What I want to highlight from this paragraph is the emphasis on the types being “providentially created,” and the statement that “typology is thus an ontological rather than a purely literary phenomenon.”

I take this to mean that God intended the type, and thus it was inscripturated. It seems from the lack of authorial intent that something like sensus plenior must be at work, where the human author spoke better than he knew. I submit that this way of thinking about typology comes at it from the TIS end of the spectrum. Something theologically significant is happening in the text, and the interpreter feels no compulsion to show that the human author intended it. Appeals to the divine author seem to suffice for TIS.

I have no intention of disparaging TIS or being unfair to it, nor am I trying to prescribe definitions. My intent is to seek clarity on the way these labels are being used, and to foster conversation on these issues.
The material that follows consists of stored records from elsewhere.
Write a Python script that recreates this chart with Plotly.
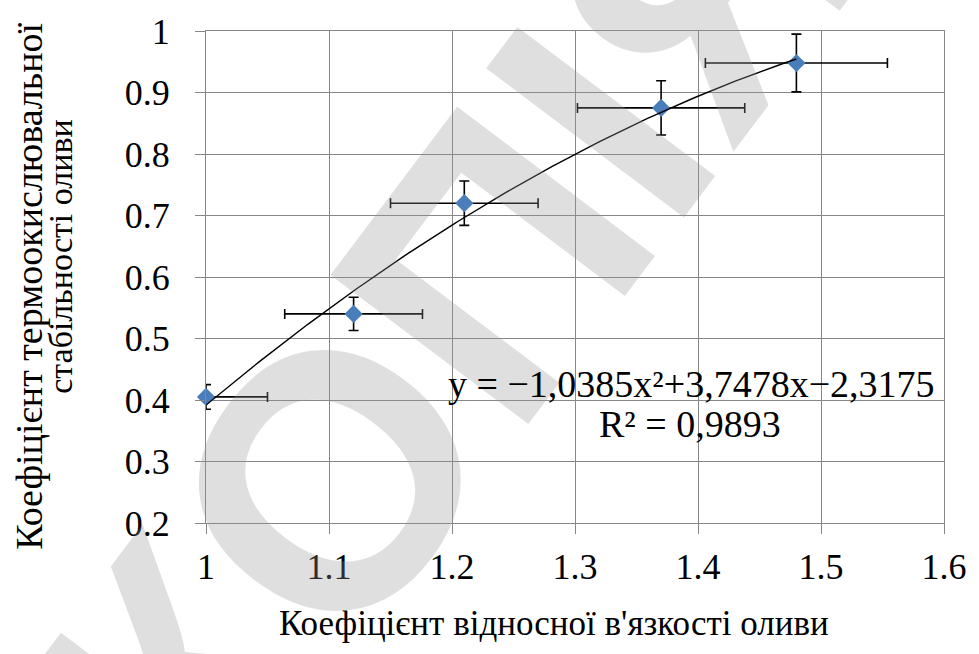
import numpy as np
import plotly.graph_objects as go

# Measured points with their uncertainties
visc_coef = [1.00, 1.12, 1.21, 1.37, 1.48]
stab_coef = [0.405, 0.540, 0.720, 0.875, 0.948]
visc_err = [0.050, 0.056, 0.060, 0.068, 0.074]
stab_err = [0.020, 0.027, 0.036, 0.044, 0.047]

# Polynomial trend (2nd order) coefficients and fit quality
poly_a, poly_b, poly_c = -1.0385, 3.7478, -2.3175
r_squared = 0.9893

x_ticks = [1, 1.1, 1.2, 1.3, 1.4, 1.5, 1.6]
y_ticks = [0.2, 0.3, 0.4, 0.5, 0.6, 0.7, 0.8, 0.9, 1]

FONT = "Liberation Serif"
GRID = "#878787"

trend_x = np.linspace(min(visc_coef), max(visc_coef), 200)
trend_y = poly_a * trend_x**2 + poly_b * trend_x + poly_c

fig = go.Figure()

# error bars (clipped to the plotting area)
fig.add_trace(go.Scatter(
    x=visc_coef, y=stab_coef, mode="markers",
    marker=dict(size=1, color="rgba(0,0,0,0)"),
    error_x=dict(type="data", array=visc_err, color="black", thickness=1.6, width=5),
    error_y=dict(type="data", array=stab_err, color="black", thickness=1.6, width=5),
    cliponaxis=True, hoverinfo="skip", showlegend=False,
))

# data markers
fig.add_trace(go.Scatter(
    x=visc_coef, y=stab_coef, mode="markers",
    marker=dict(symbol="diamond", size=14, color="#4a7ebb", line=dict(width=0)),
    cliponaxis=False, showlegend=False,
))

# trend line
fig.add_trace(go.Scatter(
    x=trend_x, y=trend_y, mode="lines",
    line=dict(color="black", width=1.4),
    showlegend=False, hoverinfo="skip",
))

axis_common = dict(
    showgrid=True, gridcolor=GRID, gridwidth=1.3,
    showline=True, linecolor=GRID, linewidth=1.3, mirror=True,
    ticks="outside", ticklen=10, tickcolor=GRID, tickwidth=1.3,
    tickfont=dict(family=FONT, size=36, color="black"),
    zeroline=False,
)

fig.update_xaxes(range=[1, 1.6], tickvals=x_ticks,
                 ticktext=[f"{v:g}" for v in x_ticks],
                 ticklabelstandoff=2, **axis_common)
fig.update_yaxes(range=[0.2, 1], tickvals=y_ticks,
                 ticktext=[f"{v:g}" for v in y_ticks],
                 ticklabelstandoff=18, **axis_common)

eq_line = f"y = −{abs(poly_a):.4f}x²+{poly_b:.4f}x−{abs(poly_c):.4f}".replace(".", ",")
r2_line = f"R² = {r_squared:.4f}".replace(".", ",")

# white label box behind the trend equation
fig.add_shape(type="rect", xref="paper", yref="paper",
              x0=0.3212, x1=0.9892, y0=0.1403, y1=0.3467,
              fillcolor="white", line=dict(width=0), layer="between")

annotations = [
    # watermark
    dict(text="<b>КОПІЯ</b>", x=0.33, y=0.41, xref="paper", yref="paper",
         showarrow=False, textangle=-53,
         font=dict(family="Liberation Sans", size=360,
                   color="rgba(150,150,150,0.3)"),
         xanchor="center", yanchor="middle"),
    # trend equation
    dict(text=eq_line, x=0.6573, y=0.2826, xref="paper", yref="paper",
         showarrow=False, font=dict(family=FONT, size=38, color="black"),
         xanchor="center", yanchor="middle"),
    dict(text=r2_line, x=0.6560, y=0.2020, xref="paper", yref="paper",
         showarrow=False, font=dict(family=FONT, size=38, color="black"),
         xanchor="center", yanchor="middle"),
    # axis titles
    dict(text="Коефіцієнт відносної в'язкості оливи", x=0.4718, y=-0.2044,
         xref="paper", yref="paper", showarrow=False,
         font=dict(family=FONT, size=35, color="black"),
         xanchor="center", yanchor="middle"),
    dict(text="Коефіцієнт термоокислювальної", x=-0.2392, y=0.481,
         xref="paper", yref="paper", showarrow=False, textangle=-90,
         font=dict(family=FONT, size=38, color="black"),
         xanchor="center", yanchor="middle"),
    dict(text="стабільності оливи", x=-0.1965, y=0.543,
         xref="paper", yref="paper", showarrow=False, textangle=-90,
         font=dict(family=FONT, size=34, color="black"),
         xanchor="center", yanchor="middle"),
]

fig.update_layout(
    width=979, height=654,
    margin=dict(l=206, r=29, t=24, b=131),
    paper_bgcolor="white", plot_bgcolor="white",
    annotations=annotations,
)

fig.write_html("out.html")
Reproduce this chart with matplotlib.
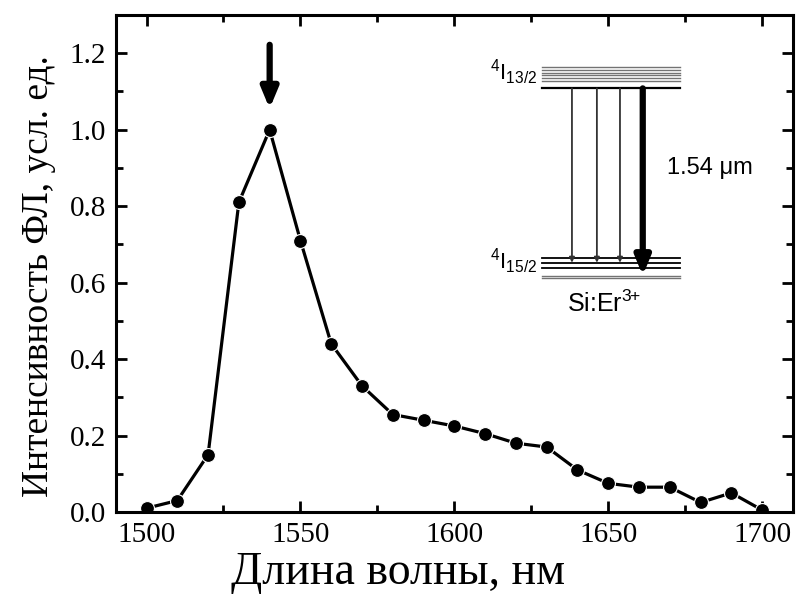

The sticking point for me about this kind of reading is what Moore means when he writes, “The NT texts assume both the reality of the type and its divine causation in order to foreshadow the antitype.” Who is doing the assuming here? Coming from the perspective of BT, I would argue that the human author of the text intended to communicate the installation in the typological pattern to his readers. If we are not bothering with the intent of the human author, to whose assumption does the phrase “the NT texts assume” refer? The divine author?

One last comment. The final sentence quoted above closes with the words, “Ounsworth’s account seems to me to be closer to the outlook of the NT.” Again, to whose outlook does this refer if not the human authors of the NT?

In What Is Biblical Theology? I argue that biblical theology is the attempt to understand and embrace the interpretive perspective of the biblical authors. It seems that Moore is using this very criterion to evaluate the success of Ounsworth’s proposal, but he wants to use it without reference to authorial intent. Authorial intent may be out of fashion, but I contend that without it we lack meaningful standards by which to demonstrate or disprove interpretations. Appeals to what the divine author intended seem to be more open to operating at theological levels that hover above the text rather than being embedded in the words that communicate the intentions of the human authors.

What do you think? Is the distinction between appeal to human and divine authors a good way to describe the difference between BT and TIS? Am I missing something about whose assumptions and outlook are in view in the phrases “the NT texts assume” and “the outlook of the NT”?

PS: anyone concerned about supercessionism or replacement theology should read to the second to last paragraph of the review.

PPS: The intrepid Sam Emadi has shared with me his review of Ounsworth’s volume, which confirms my reaction to the avoidance of authorial intent. Watch for the review in the next issue of JETS.